Tuesday's Israeli attack inside Gaza was the most serious in months. In addition to leaving 17 people dead – three of them civilians – 45 Palestinians were wounded. Concerns rose about a major Israeli assault on the territory, something some senior Israeli commanders have been pushing for.
"We will suffer a little bit more and more [from Kassam attacks], and eventually, there will be a large Israeli operation in Gaza," said Maj. Gen. (res.) Isaac Ben-Israel, a Kadima member of Knesset and a missile expert.
He pointed to a recent launching of a longer-range rocket on Ashkelon as an indication that a more substantive Israeli military assault may be forthcoming. "Once they will continue launching rockets on Ashkelon, no Israeli prime minister will be able to stop the Israeli operation in Gaza we've talked about," Dr. Ben-Israel said.
Though most of the dead were gunmen, such attacks typically bolster support for Hamas. Even Abbas, a diehard enemy of Hamas who has asked Israel to hold its fire to give peace talks a chance, expressed outrage.
"There was a massacre today against our people, and we say to the world that our people will not remain silent against such crimes," Abbas said. A statement by his government said the attack was "a slap in the face" to the recent peace push. Israeli President Shimon Peres defended the attack, saying "we are left without a choice" in the face of rocket fire from Gaza.
Hamas: 'We're ready'
If Israel decides on a broader offensive, Zahar and other Hamas officials say they're ready. A senior commander in the Qassam Brigades, Hamas's armed wing, says that his men have been building and stockpiling rockets, planting homemade bombs in the territory, and otherwise preparing for an assault.
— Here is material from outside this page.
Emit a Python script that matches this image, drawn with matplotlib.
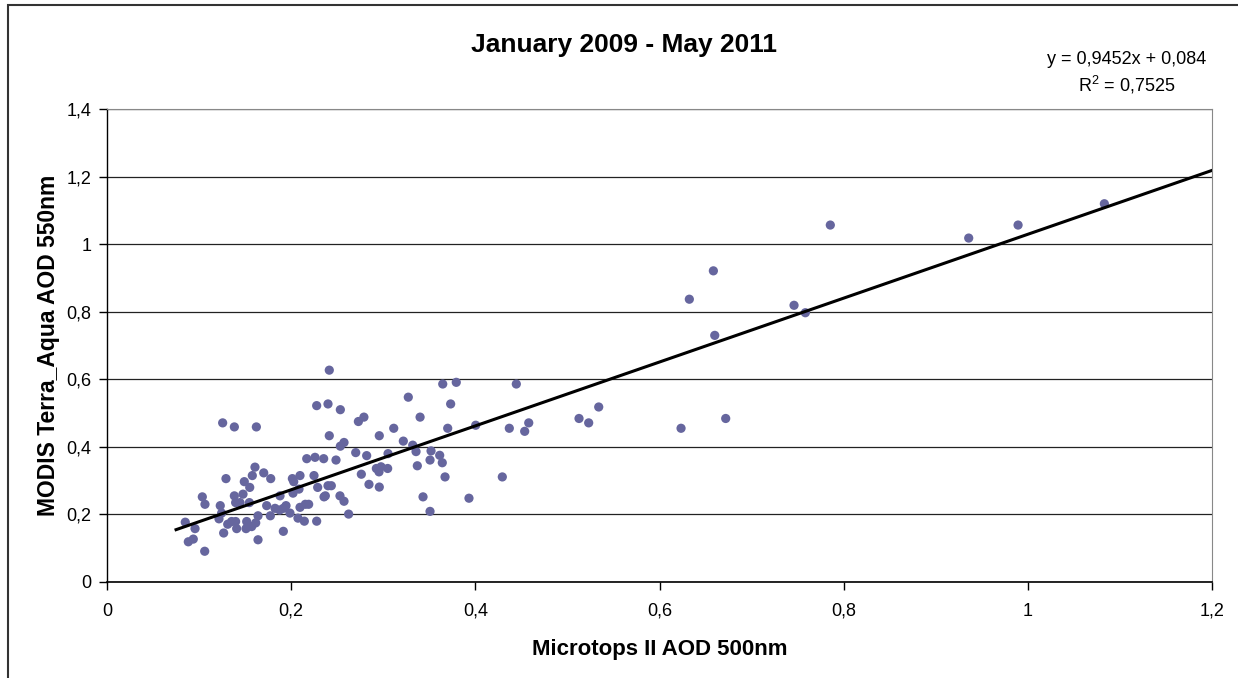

"If they come, a lot of damage will be done to us, but we're going to make sure losses will be heavy on their side, too," says the militant. "They say it's about the rocket fire, but that's not it. The Israeli project is to have a disarmed Palestinian Authority, one they can fully control."
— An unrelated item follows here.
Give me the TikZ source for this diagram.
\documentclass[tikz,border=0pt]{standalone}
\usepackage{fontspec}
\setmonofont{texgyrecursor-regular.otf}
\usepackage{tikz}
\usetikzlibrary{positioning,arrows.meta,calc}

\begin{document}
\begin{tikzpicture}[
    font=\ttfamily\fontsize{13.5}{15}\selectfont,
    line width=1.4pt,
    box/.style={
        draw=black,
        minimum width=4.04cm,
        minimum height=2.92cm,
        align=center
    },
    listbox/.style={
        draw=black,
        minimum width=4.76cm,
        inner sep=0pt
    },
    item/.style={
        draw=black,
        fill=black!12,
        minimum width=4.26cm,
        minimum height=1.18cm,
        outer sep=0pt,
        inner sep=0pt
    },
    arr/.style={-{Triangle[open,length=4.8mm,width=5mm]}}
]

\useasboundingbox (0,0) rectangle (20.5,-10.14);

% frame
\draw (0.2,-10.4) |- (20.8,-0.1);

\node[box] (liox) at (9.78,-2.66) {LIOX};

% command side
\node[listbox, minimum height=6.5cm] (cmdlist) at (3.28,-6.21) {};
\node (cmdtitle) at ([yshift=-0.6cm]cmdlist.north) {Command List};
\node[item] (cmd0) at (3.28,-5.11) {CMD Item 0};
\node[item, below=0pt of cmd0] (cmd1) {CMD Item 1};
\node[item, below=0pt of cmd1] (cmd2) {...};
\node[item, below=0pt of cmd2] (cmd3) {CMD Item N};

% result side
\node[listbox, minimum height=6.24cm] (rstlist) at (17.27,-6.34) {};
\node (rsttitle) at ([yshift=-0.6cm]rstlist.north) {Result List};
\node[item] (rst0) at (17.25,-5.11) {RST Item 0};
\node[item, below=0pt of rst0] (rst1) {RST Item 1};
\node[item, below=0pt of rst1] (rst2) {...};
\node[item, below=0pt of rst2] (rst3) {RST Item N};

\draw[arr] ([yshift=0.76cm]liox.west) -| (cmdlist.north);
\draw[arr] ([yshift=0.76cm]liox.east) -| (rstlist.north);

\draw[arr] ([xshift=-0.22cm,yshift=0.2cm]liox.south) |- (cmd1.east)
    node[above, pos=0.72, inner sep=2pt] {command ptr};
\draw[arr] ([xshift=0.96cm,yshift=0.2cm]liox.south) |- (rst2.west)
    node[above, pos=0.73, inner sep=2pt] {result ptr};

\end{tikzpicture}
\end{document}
In his interview with the Monitor, Zahar said Hamas was still willing to negotiate with Israel through intermediaries on a prisoner swap for Israel soldier Gilad Shalit, seized in June 2006. His group is demanding more than 1,000 Palestinian militants held by Israel.
"We think we're being very reasonable; most of the people we're asking for have served 15 years in prison. But they say they won't release anyone with blood on their hands. Well, [Israeli Prime Minister Ehud] Olmert has blood on his hands and blood in his pockets. We all have blood on our hands," said Zahar, who is Hamas's sole surviving founder.